Eaton’s Hydraulic Launch Assist hydraulic hybrid system combines the truck’s conventional power train with a hydraulic pump/motor that is connected to the driveline via a transfer case. During deceleration, the drive train converts the vehicle’s kinetic energy to hydraulic energy as it turns the pump/motor as a pump, which transfers hydraulic fluid to a high-pressure accumulator, capturing some 70 percent of the available energy, says Eaton. The hydraulically stored energy alone can be used to accelerate the truck until the accumulator empties (improving fuel economy), or can be blended with the engine’s torque (for faster acceleration).

The Parker RunWise 3-Gear System is hydraulically based and uses the truck’s engine to drive a pump/motor to initially charge a high-pressure accumulator. The truck then is hydrostatically powered as the accumulator supplies flow to hydraulic motors that drive the wheels. Low-hydrostatic mode accelerates the truck to 25 mph, then high-hydrostatic mode powers it to 45 mph. In hydrostatic drive, the engine runs just above idle. Above 45 mph, the engine alone powers the truck via direct mechanical drive. As the truck makes frequent stops, the system’s pump/motors function as pumps to regenerate the accumulator’s charge.

The hybrid design of the Cat 966K XE wheel loader combines the outputs of a mechanical drive system (less torque converter) and a hydrostatic system, converging the dual power outputs in a series of planetary gear sets to “maximize transmission efficiency,” says Caterpillar. As we understand the system, it is capable of capturing braking energy via the hydrostatic portion of the drive train, subsequently creating hydraulic flow that is used, says the company, “to power implements or the cooling fan, allowing the engine to work at lower speeds.”
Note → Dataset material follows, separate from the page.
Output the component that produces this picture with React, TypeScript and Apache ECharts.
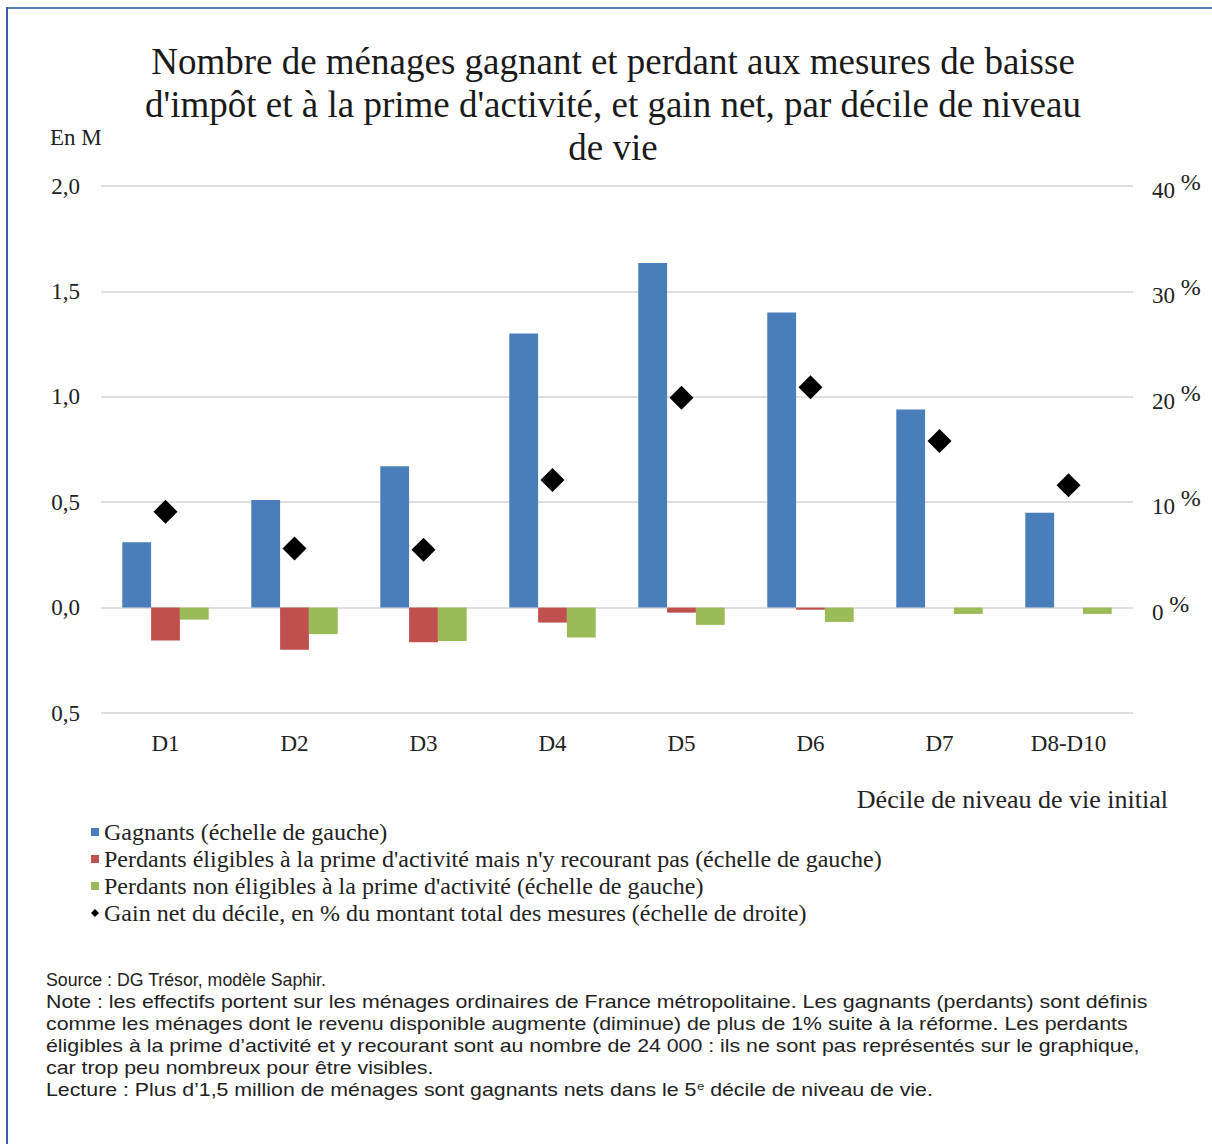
import React, { useEffect, useRef } from "react";
import * as echarts from "echarts";

const categories = ["D1", "D2", "D3", "D4", "D5", "D6", "D7", "D8-D10"];
const gagnants = [0.31, 0.51, 0.67, 1.3, 1.635, 1.4, 0.94, 0.45];
const perdantsEligibles = [-0.156, -0.2, -0.164, -0.071, -0.024, -0.01, 0, 0];
const perdantsNonEligibles = [-0.057, -0.126, -0.158, -0.142, -0.082, -0.068, -0.03, -0.03];
const gainNet = [9.1, 5.6, 5.5, 12.1, 19.9, 20.9, 15.8, 11.6];

const seriesNames = [
  "Gagnants (échelle de gauche)",
  "Perdants éligibles à la prime d'activité mais n'y recourant pas (échelle de gauche)",
  "Perdants non éligibles à la prime d'activité (échelle de gauche)",
  "Gain net du décile, en % du montant total des mesures (échelle de droite)",
];

const titleLines = [
  "Nombre de ménages gagnant et perdant aux mesures de baisse",
  "d'impôt et à la prime d'activité, et gain net, par décile de niveau",
  "de vie",
];

const noteLines = [
  "Source : DG Trésor, modèle Saphir.",
  "Note : les effectifs portent sur les ménages ordinaires de France métropolitaine. Les gagnants (perdants) sont définis",
  "comme les ménages dont le revenu disponible augmente (diminue) de plus de 1% suite à la réforme. Les perdants",
  "éligibles à la prime d’activité et y recourant sont au nombre de 24 000 : ils ne sont pas représentés sur le graphique,",
  "car trop peu nombreux pour être visibles.",
  "Lecture : Plus d’1,5 million de ménages sont gagnants nets dans le 5{sup|e} décile de niveau de vie.",
];

const SERIF = "'Liberation Serif', 'Times New Roman', serif";
const SANS = "'Liberation Sans', Arial, sans-serif";

export default function App() {
  const ref = useRef<HTMLDivElement>(null);
  useEffect(() => {
    if (!ref.current) return;
    const chart = echarts.init(ref.current, undefined, { renderer: "svg" });
    const graphics: any[] = [
      { type: "line", shape: { x1: 7, y1: 8, x2: 1212, y2: 8 }, style: { stroke: "#5a78b4", lineWidth: 2 } },
      { type: "line", shape: { x1: 7, y1: 7, x2: 7, y2: 1144 }, style: { stroke: "#3d5ca6", lineWidth: 2 } },
      {
        type: "text",
        x: 613,
        y: 40,
        style: {
          text: titleLines.join("\n"),
          fontFamily: SERIF,
          fontSize: 37,
          lineHeight: 43,
          fill: "#1a1a1a",
          textAlign: "center",
          textVerticalAlign: "top",
        },
      },
      {
        type: "text",
        x: 50,
        y: 137,
        style: { text: "En M", fontFamily: SERIF, fontSize: 23, fill: "#222", textVerticalAlign: "middle" },
      },
      {
        type: "text",
        x: 1168,
        y: 799,
        style: {
          text: "Décile de niveau de vie initial",
          fontFamily: SERIF,
          fontSize: 26,
          fill: "#222",
          textAlign: "right",
          textVerticalAlign: "middle",
        },
      },
    ];
    noteLines.forEach((t, i) => {
      graphics.push({
        type: "text",
        x: 46,
        y: 980 + i * 22,
        scaleX: i === 0 ? 0.986 : 1.185,
        style: {
          text: t,
          fontFamily: SANS,
          fontSize: 18,
          lineHeight: 22,
          fill: "#222",
          textVerticalAlign: "middle",
          rich: { sup: { fontFamily: SANS, fontSize: 11, lineHeight: 22, verticalAlign: "top", padding: [2, 0, 0, 0], fill: "#222" } },
        },
      });
    });

    const option: any = {
      animation: false,
      backgroundColor: "#ffffff",
      grid: { left: 101, right: 79, top: 186, bottom: 431, containLabel: false },
      legend: {
        orient: "vertical",
        left: 86,
        top: 815,
        itemGap: 3,
        itemWidth: 8,
        itemHeight: 8,
        textStyle: { fontFamily: SERIF, fontSize: 24, color: "#222" },
        data: [
          { name: seriesNames[0], icon: "rect" },
          { name: seriesNames[1], icon: "rect" },
          { name: seriesNames[2], icon: "rect" },
          { name: seriesNames[3], icon: "diamond" },
        ],
        selectedMode: false,
      },
      xAxis: {
        type: "category",
        data: categories,
        axisLine: { show: false },
        axisTick: { show: false },
        axisLabel: { fontFamily: SERIF, fontSize: 23, color: "#222", margin: 19 },
      },
      yAxis: [
        {
          type: "value",
          min: -0.5,
          max: 2.0,
          interval: 0.5,
          axisLine: { show: false },
          axisTick: { show: false },
          splitLine: { lineStyle: { color: "#d4d4d4", width: 1.5 } },
          axisLabel: {
            fontFamily: SERIF,
            fontSize: 23,
            color: "#222",
            margin: 21,
            formatter: (v: number) => Math.abs(v).toFixed(1).replace(".", ","),
          },
        },
        {
          type: "value",
          min: -10,
          max: 40,
          interval: 10,
          position: "right",
          axisLine: { show: false },
          axisTick: { show: false },
          splitLine: { show: false },
          axisLabel: {
            margin: 19,
            formatter: (v: number) => (v < 0 ? "" : `{n|${v} }{p|%}`),
            rich: {
              n: { fontFamily: SERIF, fontSize: 23, color: "#222", lineHeight: 32, verticalAlign: "bottom" },
              p: { fontFamily: SERIF, fontSize: 24, color: "#222", lineHeight: 24, verticalAlign: "top" },
            },
          },
        },
      ],
      series: [
        {
          name: seriesNames[0],
          type: "bar",
          data: gagnants,
          itemStyle: { color: "#4a7ebb" },
          barGap: "0%",
          barCategoryGap: "33%",
        },
        {
          name: seriesNames[1],
          type: "bar",
          data: perdantsEligibles,
          itemStyle: { color: "#c0504d" },
          barGap: "0%",
          barCategoryGap: "33%",
        },
        {
          name: seriesNames[2],
          type: "bar",
          data: perdantsNonEligibles,
          itemStyle: { color: "#9bbb59" },
          barGap: "0%",
          barCategoryGap: "33%",
        },
        {
          name: seriesNames[3],
          type: "scatter",
          yAxisIndex: 1,
          data: gainNet,
          symbol: "diamond",
          symbolSize: 24,
          itemStyle: { color: "#000000", opacity: 1 },
          z: 5,
        },
      ],
      graphic: graphics,
    };
    chart.setOption(option);
    return () => chart.dispose();
  }, []);
  return (
    <div
      ref={ref}
      style={{ position: "absolute", left: 0, top: 0, width: 1212, height: 1144, background: "#fff" }}
    />
  );
}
On the mining side, Caterpillar is developing hybrid systems for its 6120 H FS hydraulic mining shovel and 7495 electric rope shovel that capture energy from swing deceleration and boom-down functions. Likewise, Joy Global, manufacturer of LeTourneau wheel loaders, has introduced its P&H 2650 diesel/electric rope shovel, which, says the company, borrows hybrid technology from its wheel loader counterparts.